## What to produce:
Nothing after the line with "(process) at (481,310.5)" belongs in the copy; extract the lines below from the top through that line, pictures left out.

## Data block:
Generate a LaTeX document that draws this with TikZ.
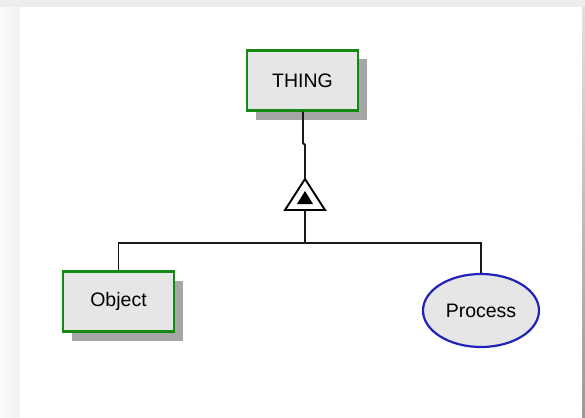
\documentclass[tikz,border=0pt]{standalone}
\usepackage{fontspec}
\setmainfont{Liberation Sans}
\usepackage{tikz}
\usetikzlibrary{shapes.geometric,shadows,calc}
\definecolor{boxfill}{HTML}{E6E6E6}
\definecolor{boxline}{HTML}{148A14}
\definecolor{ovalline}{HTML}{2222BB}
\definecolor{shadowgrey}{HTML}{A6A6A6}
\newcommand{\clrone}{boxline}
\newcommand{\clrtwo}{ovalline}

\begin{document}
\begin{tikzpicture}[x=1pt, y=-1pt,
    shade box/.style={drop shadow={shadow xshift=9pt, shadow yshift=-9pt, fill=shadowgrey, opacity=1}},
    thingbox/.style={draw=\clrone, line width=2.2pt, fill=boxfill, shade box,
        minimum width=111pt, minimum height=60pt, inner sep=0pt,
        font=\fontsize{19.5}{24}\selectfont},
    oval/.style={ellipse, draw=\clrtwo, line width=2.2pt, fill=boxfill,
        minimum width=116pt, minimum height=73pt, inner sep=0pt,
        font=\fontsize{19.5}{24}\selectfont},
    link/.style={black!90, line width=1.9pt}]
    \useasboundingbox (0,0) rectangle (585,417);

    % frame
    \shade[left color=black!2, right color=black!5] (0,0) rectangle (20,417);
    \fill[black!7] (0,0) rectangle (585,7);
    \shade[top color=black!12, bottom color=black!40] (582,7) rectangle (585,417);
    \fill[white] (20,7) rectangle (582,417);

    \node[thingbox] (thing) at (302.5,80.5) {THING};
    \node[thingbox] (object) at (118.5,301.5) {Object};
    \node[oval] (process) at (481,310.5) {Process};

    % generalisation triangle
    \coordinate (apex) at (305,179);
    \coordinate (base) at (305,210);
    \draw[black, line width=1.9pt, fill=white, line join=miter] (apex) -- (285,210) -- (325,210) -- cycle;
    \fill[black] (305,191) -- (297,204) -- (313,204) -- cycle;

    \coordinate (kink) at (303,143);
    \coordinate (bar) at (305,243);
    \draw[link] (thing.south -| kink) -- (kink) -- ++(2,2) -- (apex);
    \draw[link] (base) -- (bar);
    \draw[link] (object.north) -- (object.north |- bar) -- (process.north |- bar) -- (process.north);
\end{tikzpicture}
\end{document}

## Solution to the exercise:
Generate a LaTeX document that draws this with TikZ.
\documentclass[tikz,border=0pt]{standalone}
\usepackage{fontspec}
\setmainfont{Liberation Sans}
\usepackage{tikz}
\usetikzlibrary{shapes.geometric,shadows,calc}
\definecolor{boxfill}{HTML}{E6E6E6}
\definecolor{boxline}{HTML}{148A14}
\definecolor{ovalline}{HTML}{2222BB}
\definecolor{shadowgrey}{HTML}{A6A6A6}
\newcommand{\clrone}{boxline}
\newcommand{\clrtwo}{ovalline}

\begin{document}
\begin{tikzpicture}[x=1pt, y=-1pt,
    shade box/.style={drop shadow={shadow xshift=9pt, shadow yshift=-9pt, fill=shadowgrey, opacity=1}},
    thingbox/.style={draw=\clrone, line width=2.2pt, fill=boxfill, shade box,
        minimum width=111pt, minimum height=60pt, inner sep=0pt,
        font=\fontsize{19.5}{24}\selectfont},
    oval/.style={ellipse, draw=\clrtwo, line width=2.2pt, fill=boxfill,
        minimum width=116pt, minimum height=73pt, inner sep=0pt,
        font=\fontsize{19.5}{24}\selectfont},
    link/.style={black!90, line width=1.9pt}]
    \useasboundingbox (0,0) rectangle (585,417);

    % frame
    \shade[left color=black!2, right color=black!5] (0,0) rectangle (20,417);
    \fill[black!7] (0,0) rectangle (585,7);
    \shade[top color=black!12, bottom color=black!40] (582,7) rectangle (585,417);
    \fill[white] (20,7) rectangle (582,417);

    \node[thingbox] (thing) at (302.5,80.5) {THING};
    \node[thingbox] (object) at (118.5,301.5) {Object};
    \node[oval] (process) at (481,310.5) {Process};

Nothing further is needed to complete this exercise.